In particular, this commands dumps the allocation state of every sector
of @var{filename}, together with the topmost file that allocates it in
the backing file chain.
Two option formats are possible. The default format (@code{human})
only dumps known-nonzero areas of the file. Known-zero parts of the
file are omitted altogether, and likewise for parts that are not allocated
throughout the chain. @command{qemu-img} output will identify a file
from where the data can be read, and the offset in the file. Each line
will include four fields, the first three of which are hexadecimal
numbers. For example the first line of:
@example
Offset Length Mapped to File
0 0x20000 0x50000 /tmp/overlay.qcow2
0x100000 0x10000 0x95380000 /tmp/backing.qcow2
@end example
@noindent
means that 0x20000 (131072) bytes starting at offset 0 in the image are
available in /tmp/overlay.qcow2 (opened in @code{raw} format) starting
at offset 0x50000 (327680). Data that is compressed, encrypted, or
otherwise not available in raw format will cause an error if @code{human}
format is in use. Note that file names can include newlines, thus it is
not safe to parse this output format in scripts.
The alternative format @code{json} will return an array of dictionaries
in JSON format.

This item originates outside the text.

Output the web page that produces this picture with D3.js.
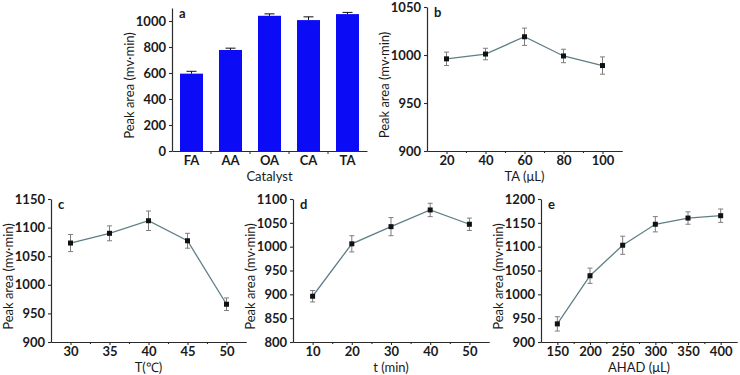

It will include similar information in
the @code{start}, @code{length}, @code{offset} fields;
it will also include other more specific information:
@itemize @minus
@item
whether the sectors contain actual data or not (boolean field @code{data};
if false, the sectors are either unallocated or stored as optimized
all-zero clusters);
@item
whether the data is known to read as zero (boolean field @code{zero});
@item
in order to make the output shorter, the target file is expressed as
a @code{depth}; for example, a depth of 2 refers to the backing file
of the backing file of @var{filename}.
@end itemize
In JSON format, the @code{offset} field is optional; it is absent in
cases where @code{human} format would omit the entry or exit with an error.
If @code{data} is false and the @code{offset} field is present, the
corresponding sectors in the file are not yet in use, but they are
preallocated.
For more information, consult @file{include/block/block.h} in QEMU's
source code.
@item snapshot [-l | -a @var{snapshot} | -c @var{snapshot} | -d @var{snapshot} ] @var{filename}
List, apply, create or delete snapshots in image @var{filename}.